* BEGIN *

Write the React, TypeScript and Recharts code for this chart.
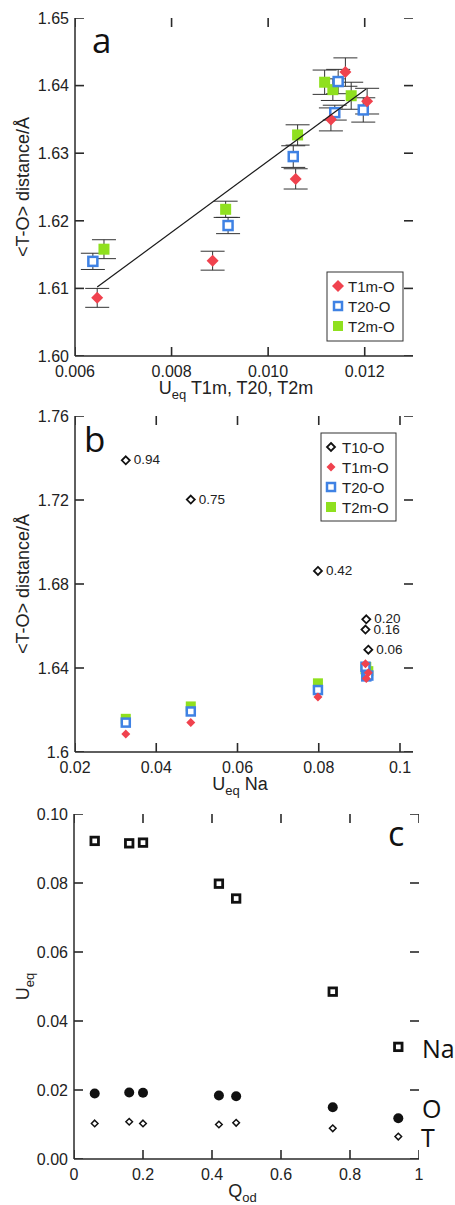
import React from 'react';
import { ScatterChart, Scatter, XAxis, YAxis, ErrorBar } from 'recharts';

// (a) U_eq of each tetrahedral site vs mean <T-O> distance (with e.s.d.)
const ueqT1m = [0.00646, 0.00885, 0.01057, 0.0113, 0.0116, 0.01205];
const distT1m = [1.6086, 1.6141, 1.6262, 1.635, 1.642, 1.6377];
const errT1m = [0.0014, 0.0014, 0.0015, 0.0017, 0.0021, 0.0019];

const ueqT20 = [0.00637, 0.00917, 0.01052, 0.01138, 0.01145, 0.01197];
const distT20 = [1.614, 1.6193, 1.6295, 1.636, 1.6406, 1.6364];
const errT20 = [0.0012, 0.0012, 0.0016, 0.0011, 0.0018, 0.0018];

const ueqT2m = [0.0066, 0.00912, 0.01061, 0.01117, 0.01134, 0.01172];
const distT2m = [1.6158, 1.6217, 1.6327, 1.6405, 1.6394, 1.6385];
const errT2m = [0.0014, 0.0012, 0.0015, 0.0018, 0.0016, 0.002];

const fitUeq = [0.00646, 0.01203];
const fitDist = [1.6102, 1.6395];

const ticksUeqT = [0.006, 0.008, 0.01, 0.012];
const ticksDistA = [1.6, 1.61, 1.62, 1.63, 1.64, 1.65];

// (b) same distances against U_eq of Na; T10 points tagged with Q_od
const qodB = [0.94, 0.75, 0.42, 0.2, 0.16, 0.06];
const ueqNa = [0.0325, 0.0485, 0.0798, 0.0917, 0.0915, 0.0922];
const distT10 = [1.7389, 1.7202, 1.6862, 1.6632, 1.6583, 1.6487];

const ticksUeqNa = [0.02, 0.04, 0.06, 0.08, 0.1];
const ticksDistB = [1.6, 1.64, 1.68, 1.72, 1.76];

// (c) U_eq of Na, O and T against Q_od
const qod = [0.06, 0.16, 0.2, 0.42, 0.47, 0.75, 0.94];
const ueqNaC = [0.0922, 0.0915, 0.0917, 0.0798, 0.0755, 0.0485, 0.0325];
const ueqO = [0.019, 0.0193, 0.0192, 0.0184, 0.0182, 0.015, 0.0118];
const ueqT = [0.0103, 0.0108, 0.0103, 0.01, 0.0105, 0.0089, 0.0065];

const ticksQod = [0, 0.2, 0.4, 0.6, 0.8, 1];
const ticksUeqC = [0, 0.02, 0.04, 0.06, 0.08, 0.1];

const SANS = '"Liberation Sans", Arial, sans-serif';
const HUMAN = '"Open Sans", "DejaVu Sans", sans-serif';
const INK = '#2a2a2a';
const RED = '#f0424e';
const BLUE = '#3f82e4';
const GREEN = '#8fe01e';

const pts = (xs: number[], ys: number[], errs?: number[], tags?: number[]) =>
  xs.map((x, i) => ({ x, y: ys[i], err: errs ? errs[i] : 0, q: tags ? tags[i] : 0 }));

// marker shapes
const diamond = (r: number, fill: string, stroke = 'none', sw = 0) => (p: any) => (
  <polygon
    points={`${p.cx},${p.cy - r} ${p.cx + r},${p.cy} ${p.cx},${p.cy + r} ${p.cx - r},${p.cy}`}
    fill={fill}
    stroke={stroke}
    strokeWidth={sw}
  />
);
const square = (s: number, fill: string, stroke = 'none', sw = 0) => (p: any) => (
  <rect x={p.cx - s / 2} y={p.cy - s / 2} width={s} height={s} fill={fill} stroke={stroke} strokeWidth={sw} />
);
const dot = (r: number) => (p: any) => <circle cx={p.cx} cy={p.cy} r={r} fill="#111" />;
const nothing = () => <g />;

const taggedDiamond = (p: any) => (
  <g>
    <polygon
      points={`${p.cx},${p.cy - 4} ${p.cx + 4},${p.cy} ${p.cx},${p.cy + 4} ${p.cx - 4},${p.cy}`}
      fill="#fff"
      stroke="#111"
      strokeWidth={1.8}
    />
    <text x={p.cx + 8} y={p.cy} dy="0.3em" fontFamily={SANS} fontSize={13.5} fill="#222">
      {p.payload.q.toFixed(2)}
    </text>
  </g>
);

// short inward tick marks on the frame, anchored at the tick values
const TICK_LEN = 9;
const mark = (dx: number, dy: number) => (p: any) => (
  <line x1={p.cx} y1={p.cy} x2={p.cx + dx * TICK_LEN} y2={p.cy + dy * TICK_LEN} stroke={INK} strokeWidth={1.6} />
);

// tick labels (tickSize/tickMargin 0 puts x/y on the axis line)
const leftLabel = (fmt: (v: number) => string) => (p: any) => (
  <text x={p.x - 6} y={p.y} dy="0.36em" textAnchor="end" fontFamily={SANS} fontSize={16} fill="#222">
    {fmt(p.payload.value)}
  </text>
);
const bottomLabel = (fmt: (v: number) => string) => (p: any) => (
  <text x={p.x} y={p.y + 21} textAnchor="middle" fontFamily={SANS} fontSize={16} fill="#222">
    {fmt(p.payload.value)}
  </text>
);

const frameLine = { stroke: INK, strokeWidth: 1.5 };

const yTitle = (children: React.ReactNode) => (p: any) => {
  const vb = p.viewBox;
  const cx = vb.x + 23;
  const cy = vb.y + vb.height / 2;
  return (
    <text x={cx} y={cy} dy="0.35em" textAnchor="middle" transform={`rotate(-90 ${cx} ${cy})`}
      fontFamily={SANS} fontSize={18} fill="#222">
      {children}
    </text>
  );
};
const xTitle = (children: React.ReactNode, dx = 0, dy = 38) => (p: any) => {
  const vb = p.viewBox;
  return (
    <text x={vb.x + vb.width / 2 + dx} y={vb.y + dy} textAnchor="middle" fontFamily={SANS} fontSize={18} fill="#222">
      {children}
    </text>
  );
};

const sub = (main: string, s: string, rest = '') => (
  <>
    <tspan>{main}</tspan>
    <tspan dy={5} fontSize={13}>{s}</tspan>
    <tspan dy={-5}>{rest}</tspan>
  </>
);

type FrameProps = {
  xDomain: number[];
  yDomain: number[];
  xTicks: number[];
  yTicks: number[];
  xFmt: (v: number) => string;
  yFmt: (v: number) => string;
  xH: number;
  yW: number;
  xLabel: any;
  yLabel: any;
};

const plain = { tickSize: 0, tickMargin: 0, tickLine: false, axisLine: frameLine, interval: 0 as const };

// four axes (labelled bottom/left, bare top/right) plus the inward tick marks
const frame = (f: FrameProps) => {
  const [x0, x1] = f.xDomain;
  const [y0, y1] = f.yDomain;
  const bottom = f.xTicks.map((v) => ({ x: v, y: y0 }));
  const top = f.xTicks.map((v) => ({ x: v, y: y1 }));
  const left = f.yTicks.map((v) => ({ x: x0, y: v }));
  const right = f.yTicks.map((v) => ({ x: x1, y: v }));
  return [
    <XAxis key="xb" xAxisId={0} type="number" dataKey="x" domain={f.xDomain} allowDataOverflow ticks={f.xTicks}
      height={f.xH} {...plain} tick={bottomLabel(f.xFmt)} label={f.xLabel} />,
    <XAxis key="xt" xAxisId="top" orientation="top" type="number" dataKey="x" domain={f.xDomain} allowDataOverflow
      ticks={f.xTicks} height={0} {...plain} tick={false} />,
    <YAxis key="yl" yAxisId={0} type="number" dataKey="y" domain={f.yDomain} allowDataOverflow ticks={f.yTicks}
      width={f.yW} {...plain} tick={leftLabel(f.yFmt)} label={f.yLabel} />,
    <YAxis key="yr" yAxisId="right" orientation="right" type="number" dataKey="y" domain={f.yDomain} allowDataOverflow
      ticks={f.yTicks} width={0} {...plain} tick={false} />,
    <Scatter key="mb" data={bottom} shape={mark(0, -1)} isAnimationActive={false} />,
    <Scatter key="mt" data={top} shape={mark(0, 1)} isAnimationActive={false} />,
    <Scatter key="ml" data={left} shape={mark(1, 0)} isAnimationActive={false} />,
    <Scatter key="mr" data={right} shape={mark(-1, 0)} isAnimationActive={false} />,
  ];
};

const t1mA = pts(ueqT1m, distT1m, errT1m);
const t20A = pts(ueqT20, distT20, errT20);
const t2mA = pts(ueqT2m, distT2m, errT2m);
const fitA = pts(fitUeq, fitDist);

const t10B = pts(ueqNa, distT10, undefined, qodB);
const t1mB = pts(ueqNa, distT1m);
const t20B = pts(ueqNa, distT20);
const t2mB = pts(ueqNa, distT2m);

const naC = pts(qod, ueqNaC);
const oC = pts(qod, ueqO);
const tC = pts(qod, ueqT);

const PanelA = () => (
  <ScatterChart width={455} height={410} margin={{ top: 18, right: 42, bottom: 10, left: 0 }}>
    {frame({
      xDomain: [0.006, 0.013], yDomain: [1.6, 1.65], xTicks: ticksUeqT, yTicks: ticksDistA,
      xFmt: (v) => v.toFixed(3), yFmt: (v) => v.toFixed(2), xH: 44, yW: 75,
      xLabel: xTitle(sub('U', 'eq', ' T1m, T20, T2m'), -8, 38),
      yLabel: yTitle('<T-O> distance/Å'),
    })}
    <Scatter data={t2mA} shape={square(11, GREEN)} isAnimationActive={false} />
    <Scatter data={t20A} shape={square(9, '#fff', BLUE, 2.5)} isAnimationActive={false} />
    <Scatter data={t1mA} shape={diamond(6, RED)} isAnimationActive={false} />
    {[t2mA, t20A, t1mA].map((d, i) => (
      <Scatter key={i} data={d} shape={nothing} isAnimationActive={false}>
        <ErrorBar dataKey="err" direction="y" width={12} stroke="#333" strokeWidth={1} />
      </Scatter>
    ))}
    <Scatter data={fitA} shape={nothing} line={{ stroke: '#1a1a1a', strokeWidth: 1.2 }} isAnimationActive={false} />
  </ScatterChart>
);

const PanelB = () => (
  <ScatterChart width={455} height={400} margin={{ top: 16, right: 42, bottom: 10, left: 0 }}>
    {frame({
      xDomain: [0.02, 0.1032], yDomain: [1.6, 1.76], xTicks: ticksUeqNa, yTicks: ticksDistB,
      xFmt: (v) => String(v), yFmt: (v) => String(v), xH: 38, yW: 75,
      xLabel: xTitle(sub('U', 'eq', ' Na'), -4, 38),
      yLabel: yTitle('<T-O> distance/Å'),
    })}
    <Scatter data={t2mB} shape={square(10, GREEN)} isAnimationActive={false} />
    <Scatter data={t20B} shape={square(8, '#fff', BLUE, 2.5)} isAnimationActive={false} />
    <Scatter data={t1mB} shape={diamond(4.5, RED)} isAnimationActive={false} />
    <Scatter data={t10B} shape={taggedDiamond} isAnimationActive={false} />
  </ScatterChart>
);

const PanelC = () => (
  <ScatterChart width={455} height={415} margin={{ top: 24, right: 36, bottom: 0, left: 0 }}>
    {frame({
      xDomain: [0, 1], yDomain: [0, 0.1], xTicks: ticksQod, yTicks: ticksUeqC,
      xFmt: (v) => String(v), yFmt: (v) => v.toFixed(2), xH: 46, yW: 74,
      xLabel: xTitle(sub('Q', 'od'), -4, 38),
      yLabel: yTitle(sub('U', 'eq')),
    })}
    <Scatter data={naC} shape={square(7.5, '#fff', '#111', 2.8)} isAnimationActive={false} />
    <Scatter data={oC} shape={dot(5)} isAnimationActive={false} />
    <Scatter data={tC} shape={diamond(3.3, '#fff', '#111', 1.5)} isAnimationActive={false} />
  </ScatterChart>
);

const legendRow = (icon: React.ReactNode, label: string, cy: number, tx: number) => (
  <g key={label}>
    {icon}
    <text x={tx} y={cy + 5.5} fontFamily={SANS} fontSize={15} fill="#222">{label}</text>
  </g>
);

const Overlay = () => (
  <svg width={455} height={1205} style={{ position: 'absolute', left: 0, top: 0, pointerEvents: 'none' }}>
    <text x={92} y={53} fontFamily={HUMAN} fontSize={35} fill="#111">a</text>
    <text x={84} y={452} fontFamily={HUMAN} fontSize={35} fill="#111">b</text>
    <text x={388} y={846} fontFamily={HUMAN} fontSize={34} fill="#111">c</text>
    <text x={422} y={1058} fontFamily={HUMAN} fontSize={25} fill="#111">Na</text>
    <text x={422} y={1118} fontFamily={HUMAN} fontSize={25} fill="#111">O</text>
    <text x={421} y={1147} fontFamily={HUMAN} fontSize={25} fill="#111">T</text>

    <rect x={327} y={272} width={76} height={69} fill="#fff" stroke="#333" strokeWidth={1} />
    {legendRow(diamond(6, RED)({ cx: 338, cy: 286 }), 'T1m-O', 286, 348)}
    {legendRow(square(8, '#fff', BLUE, 2.5)({ cx: 338, cy: 306 }), 'T20-O', 306, 348)}
    {legendRow(square(10, GREEN)({ cx: 338, cy: 326 }), 'T2m-O', 326, 348)}

    <rect x={321} y={433} width={75} height={88} fill="#fff" stroke="#333" strokeWidth={1} />
    {legendRow(diamond(4, '#fff', '#111', 1.8)({ cx: 331, cy: 447 }), 'T10-O', 447, 342)}
    {legendRow(diamond(4.5, RED)({ cx: 331, cy: 467 }), 'T1m-O', 467, 342)}
    {legendRow(square(8, '#fff', BLUE, 2.5)({ cx: 331, cy: 487 }), 'T20-O', 487, 342)}
    {legendRow(square(10, GREEN)({ cx: 331, cy: 507 }), 'T2m-O', 507, 342)}
  </svg>
);

const place = (top: number): React.CSSProperties => ({ position: 'absolute', left: 0, top });

export default function App() {
  return (
    <div style={{ position: 'absolute', left: 0, top: 0, width: 455, height: 1205, background: '#fff', overflow: 'hidden' }}>
      <div style={place(0)}><PanelA /></div>
      <div style={place(400)}><PanelB /></div>
      <div style={place(790)}><PanelC /></div>
      <Overlay />
    </div>
  );
}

* END *

> Written exercise:
Give again exactly the lines running from the beginning of the material above through the line that contains "const errT1m = [0.0014, 0.0014, 0.0015, 0.0017, 0.0021, 0.0019];", and leave out every picture.

> Finished exercise:
Write the React, TypeScript and Recharts code for this chart.
import React from 'react';
import { ScatterChart, Scatter, XAxis, YAxis, ErrorBar } from 'recharts';

// (a) U_eq of each tetrahedral site vs mean <T-O> distance (with e.s.d.)
const ueqT1m = [0.00646, 0.00885, 0.01057, 0.0113, 0.0116, 0.01205];
const distT1m = [1.6086, 1.6141, 1.6262, 1.635, 1.642, 1.6377];
const errT1m = [0.0014, 0.0014, 0.0015, 0.0017, 0.0021, 0.0019];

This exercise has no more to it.